Used cooking oil can legally be used to make biodiesel or animal feed in China, but, according to an article by Xinhua, it’s easier and cheaper to make cooking oil than biodiesel.
According to one journalist, the combined factors of Chinese cooking styles using plenty of oil and consumer demand for cheap restaurant food creates a market for gutter oil. Reducing the profit margin of gutter oil by adjusting the price of recycled oil for industrial use is one possibility for reducing the allure of processing gutter oil.
The current approach taken by the Chinese government, however, is to threaten those who trade in gutter oil with the death penalty. Qiu Baochang, head of the China Consumers’ Association, said “This shows that the country attaches great importance to ensuring food safety.”

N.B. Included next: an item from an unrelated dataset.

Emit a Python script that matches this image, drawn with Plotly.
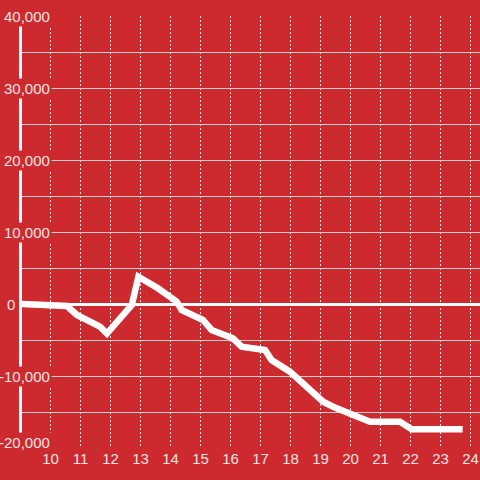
import plotly.graph_objects as go

# Data
x_vals = [9.0, 10.55, 10.88, 11.65, 11.88, 12.71, 12.93, 13.58, 14.21, 14.37,
          15.08, 15.37, 16.08, 16.37, 17.15, 17.37, 17.98, 19.09, 19.42, 20.65,
          21.65, 22.04, 23.74]
y_vals = [0, -280, -1530, -3150, -4100, -140, 3790, 2180, 320, -830,
          -2220, -3610, -4770, -5930, -6390, -7780, -9400, -13570, -14260, -16350,
          -16350, -17400, -17400]

x_ticks = list(range(10, 25))
x_tick_labels = [str(v) for v in x_ticks]
y_label_vals = [40000, 30000, 20000, 10000, 0, -10000, -20000]
y_label_text = ["40,000", "30,000", "20,000", "10,000", "0", "-10,000", "-20,000"]

BG = "#cc2a2e"
TXT = "#f3e3e3"
FONT = "Liberation Sans, Arial, sans-serif"

fig = go.Figure()
fig.add_trace(go.Scatter(
    x=x_vals, y=y_vals, mode="lines",
    line=dict(color="#ffffff", width=6.5),
    hoverinfo="skip",
))

W, L = 480, 22
plot_w = W - L
y_min = min(y_label_vals)
annotations = []
for v, t in zip(y_label_vals, y_label_text):
    right_px = 17 if v == 0 else 52
    annotations.append(dict(
        x=(right_px - L) / plot_w, xref="paper", xanchor="right",
        y=v, yref="y", yanchor="middle", yshift=6 if v == y_min else 0,
        text=t, showarrow=False,
        font=dict(family=FONT, size=15, color=TXT),
        bgcolor=BG, borderpad=1,
    ))

fig.update_layout(
    width=480, height=480,
    margin=dict(l=L, r=0, t=16, b=32),
    paper_bgcolor=BG, plot_bgcolor=BG,
    showlegend=False,
    font=dict(family=FONT, size=15, color=TXT),
    annotations=annotations,
    xaxis=dict(
        range=[9.05, 24.317],
        tickmode="array", tickvals=x_ticks, ticktext=x_tick_labels,
        showgrid=True, gridcolor="#dddddd", gridwidth=1, griddash="2px,2px",
        showline=False, zeroline=False, ticks="",
        tickfont=dict(family=FONT, size=15, color=TXT),
    ),
    yaxis=dict(
        range=[-20000, 40000], dtick=5000, tick0=0,
        showticklabels=False,
        showgrid=True, gridcolor="#cfcfcf", gridwidth=1,
        zeroline=True, zerolinecolor="#ffffff", zerolinewidth=3,
        showline=True, linecolor="#ffffff", linewidth=3, ticks="",
    ),
)

fig.write_html(
    "out.html",
    config={"displayModeBar": False},
    post_script="document.body.style.margin='0';document.body.style.background='%s';" % BG,
)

This move has been questioned by some, with a legal expert from the Chinese Academy of Social Sciences suggesting that the death penalty should be handed down “with care” to gutter oil criminals as it is technically a non-violent crime.
The good news is that the government’s recent food safety campaign has resulted in legal oil processing businesses seeing a growth in the volume of raw material coming in, which means the used cooking oil is going where it’s meant to and not back onto people’s plates.
But with no accurate testing procedure available to differentiate good-quality oil from this ‘distilled sewage’, and no definite figures on just how rampant the industry is, eating out in China is still apparently a game of chance.